=== Directive ===
Leave out the pictures and repeat the rest of the material exactly.

=== Material provided ===
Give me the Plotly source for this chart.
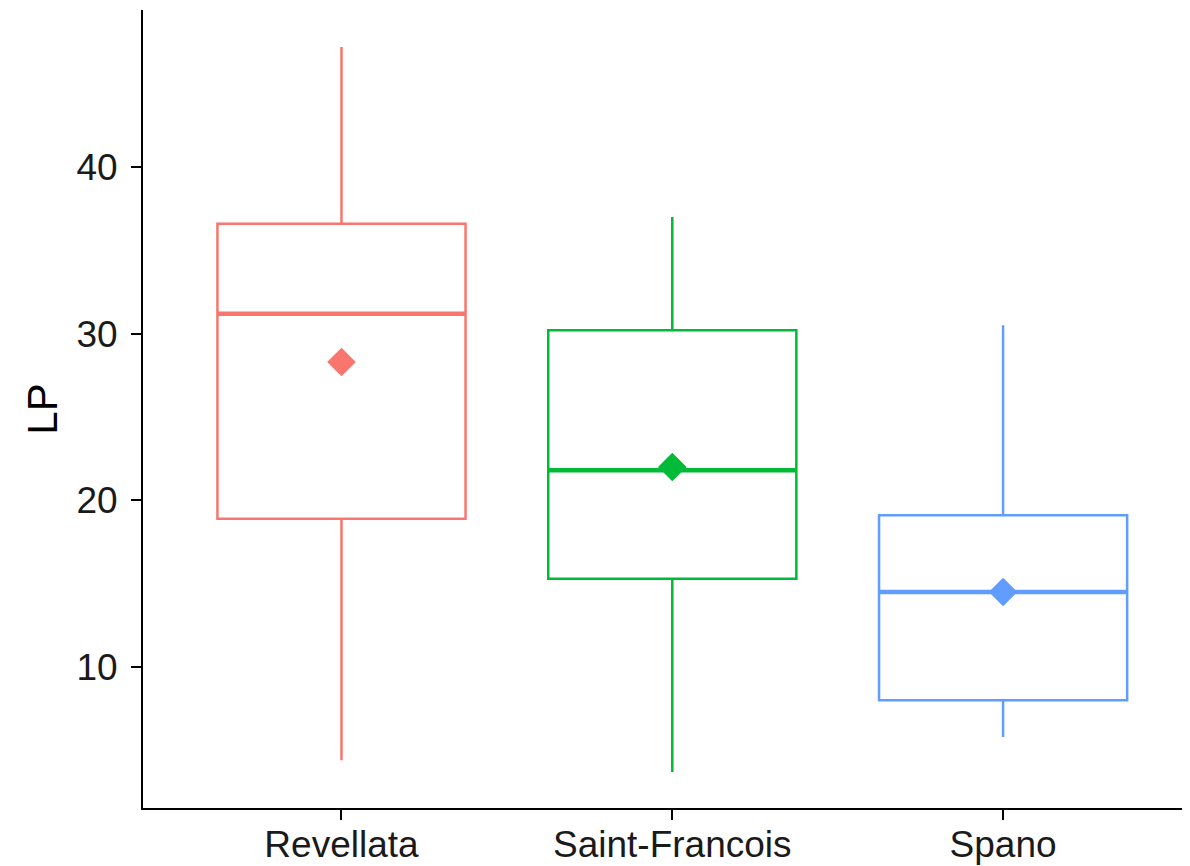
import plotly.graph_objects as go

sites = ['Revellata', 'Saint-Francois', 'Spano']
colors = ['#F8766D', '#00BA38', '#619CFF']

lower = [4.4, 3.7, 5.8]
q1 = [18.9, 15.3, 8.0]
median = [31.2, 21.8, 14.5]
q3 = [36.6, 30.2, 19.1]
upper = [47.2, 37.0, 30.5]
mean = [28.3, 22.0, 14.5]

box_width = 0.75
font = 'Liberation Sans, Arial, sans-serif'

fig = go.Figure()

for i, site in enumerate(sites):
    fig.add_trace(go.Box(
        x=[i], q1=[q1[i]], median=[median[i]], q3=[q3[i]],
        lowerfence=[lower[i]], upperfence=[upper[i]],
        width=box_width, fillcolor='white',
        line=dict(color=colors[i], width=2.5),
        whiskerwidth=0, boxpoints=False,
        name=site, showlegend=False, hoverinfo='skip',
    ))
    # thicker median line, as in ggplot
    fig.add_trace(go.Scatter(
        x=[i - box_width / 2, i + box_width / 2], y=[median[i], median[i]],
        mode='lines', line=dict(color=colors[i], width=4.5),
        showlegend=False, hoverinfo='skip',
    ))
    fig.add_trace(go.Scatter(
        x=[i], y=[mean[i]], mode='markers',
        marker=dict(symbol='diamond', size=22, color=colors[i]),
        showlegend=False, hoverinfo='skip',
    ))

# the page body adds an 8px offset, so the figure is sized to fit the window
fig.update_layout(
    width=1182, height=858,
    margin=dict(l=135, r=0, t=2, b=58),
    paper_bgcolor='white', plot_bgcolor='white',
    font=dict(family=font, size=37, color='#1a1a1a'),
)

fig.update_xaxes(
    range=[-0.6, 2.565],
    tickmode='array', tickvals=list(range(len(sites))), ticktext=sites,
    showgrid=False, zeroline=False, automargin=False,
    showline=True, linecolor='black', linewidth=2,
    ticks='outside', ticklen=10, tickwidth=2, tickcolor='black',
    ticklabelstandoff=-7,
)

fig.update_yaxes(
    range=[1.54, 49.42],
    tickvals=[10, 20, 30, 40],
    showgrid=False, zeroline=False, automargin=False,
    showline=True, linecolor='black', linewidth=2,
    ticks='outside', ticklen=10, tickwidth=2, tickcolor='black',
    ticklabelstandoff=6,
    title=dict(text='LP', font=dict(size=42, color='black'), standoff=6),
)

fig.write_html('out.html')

=== In response ===
Give me the Plotly source for this chart.
import plotly.graph_objects as go

sites = ['Revellata', 'Saint-Francois', 'Spano']
colors = ['#F8766D', '#00BA38', '#619CFF']

lower = [4.4, 3.7, 5.8]
q1 = [18.9, 15.3, 8.0]
median = [31.2, 21.8, 14.5]
q3 = [36.6, 30.2, 19.1]
upper = [47.2, 37.0, 30.5]
mean = [28.3, 22.0, 14.5]

box_width = 0.75
font = 'Liberation Sans, Arial, sans-serif'

fig = go.Figure()

for i, site in enumerate(sites):
    fig.add_trace(go.Box(
        x=[i], q1=[q1[i]], median=[median[i]], q3=[q3[i]],
        lowerfence=[lower[i]], upperfence=[upper[i]],
        width=box_width, fillcolor='white',
        line=dict(color=colors[i], width=2.5),
        whiskerwidth=0, boxpoints=False,
        name=site, showlegend=False, hoverinfo='skip',
    ))
    # thicker median line, as in ggplot
    fig.add_trace(go.Scatter(
        x=[i - box_width / 2, i + box_width / 2], y=[median[i], median[i]],
        mode='lines', line=dict(color=colors[i], width=4.5),
        showlegend=False, hoverinfo='skip',
    ))
    fig.add_trace(go.Scatter(
        x=[i], y=[mean[i]], mode='markers',
        marker=dict(symbol='diamond', size=22, color=colors[i]),
        showlegend=False, hoverinfo='skip',
    ))

# the page body adds an 8px offset, so the figure is sized to fit the window
fig.update_layout(
    width=1182, height=858,
    margin=dict(l=135, r=0, t=2, b=58),
    paper_bgcolor='white', plot_bgcolor='white',
    font=dict(family=font, size=37, color='#1a1a1a'),
)

fig.update_xaxes(
    range=[-0.6, 2.565],
    tickmode='array', tickvals=list(range(len(sites))), ticktext=sites,
    showgrid=False, zeroline=False, automargin=False,
    showline=True, linecolor='black', linewidth=2,
    ticks='outside', ticklen=10, tickwidth=2, tickcolor='black',
    ticklabelstandoff=-7,
)

fig.update_yaxes(
    range=[1.54, 49.42],
    tickvals=[10, 20, 30, 40],
    showgrid=False, zeroline=False, automargin=False,
    showline=True, linecolor='black', linewidth=2,
    ticks='outside', ticklen=10, tickwidth=2, tickcolor='black',
    ticklabelstandoff=6,
    title=dict(text='LP', font=dict(size=42, color='black'), standoff=6),
)

fig.write_html('out.html')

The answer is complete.